Фильмы Эйзенштейна двадцатых годов — «Стачка», «Броненосец „Потемкин“», «Октябрь» — без сомнения, внесли свою лепту в создание мифа о революции; вместе с тем мимо западных критиков не прошли незамеченными сдвиги в стиле зрелого режиссера. Уже репортер «Нью-Йорк Таймс» отмечал, что революционный запал в творчестве Эйзенштейна ослабевает к середине тридцатых: «Никто не спорит — картины его были явной пропагандой, но исследователям это нисколько не мешало, потому что Эйзенштейн продолжал демонстрировать технические изобретения и новые способы обращения с камерой, пытаясь до конца раскрыть потенциал молодого искусства.

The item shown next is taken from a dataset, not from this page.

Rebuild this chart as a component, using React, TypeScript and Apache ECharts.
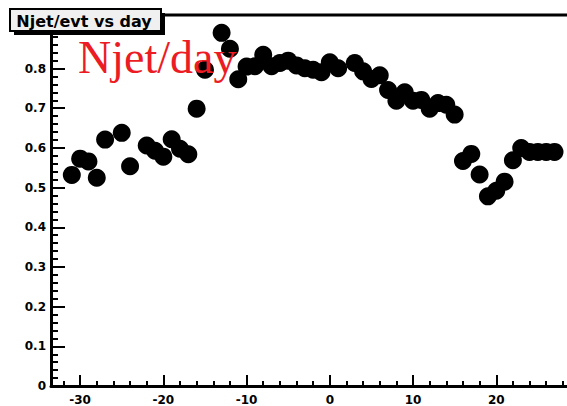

А когда он забыл — или ему не напомнили сверху — сделать марксистскую прививку одному из своих фильмов, выпущенных на экран два года назад, это привело к роковым последствиям. Со страниц влиятельного советского издания „Культура и жизнь“ его обвинили в несоответствии стандартам социалистического искусства и принятого исторического курса» (речь идет о постановлении ЦК ВКП(б) о кинофильме «Большая жизнь», опубликованном в упомянутой газете 10 сентября 1946 года, где главным объектом партийной критики, по существу, стала вторая серия «Ивана Грозного». — Ю.Л.). Автор некролога связывал неспособность Эйзенштейна потрафить тирану с его преждевременной смертью:
Режиссер был в разгаре работы над второй частью трилогии о Иване Грозном в 1946 году, когда его одернули за неспособность воплотить исторических персонажей по канонам «современного реализма», как выразилась официальная газета. По «случайному» стечению обстоятельств, в это же время Эйзенштейна сразил инфаркт. Спустя несколько месяцев, судя по сообщениям в прессе, он высказал сожаление о том, что «допустил искажение исторических фактов, приведших к идеологическим недостаткам в картине». Но, несмотря на обрушившуюся на него критику дома, для профессионалов и просто кинолюбителей в Америке режиссер всегда оставался примером мощнейшего источника интеллектуальной энергии и упорной веры в кино как форму искусства [356] .
356
The New York Times. 1948. 12 February. Первая часть «Ивана Грозного» вышла на экраны в Нью-Йорке в 1947 году. Известный кинокритик Бозли Краутер (Bosley Crowther) назвал в газете «Нью-Йорк Таймс» последний фильм творением одного из самых выдающихся художников современности и хвалил картину за монументальность и средневековую величественность. Вторая серия неоконченной трилогии была выпущена лишь в 1956 году после смерти Эйзенштейна и Сталина.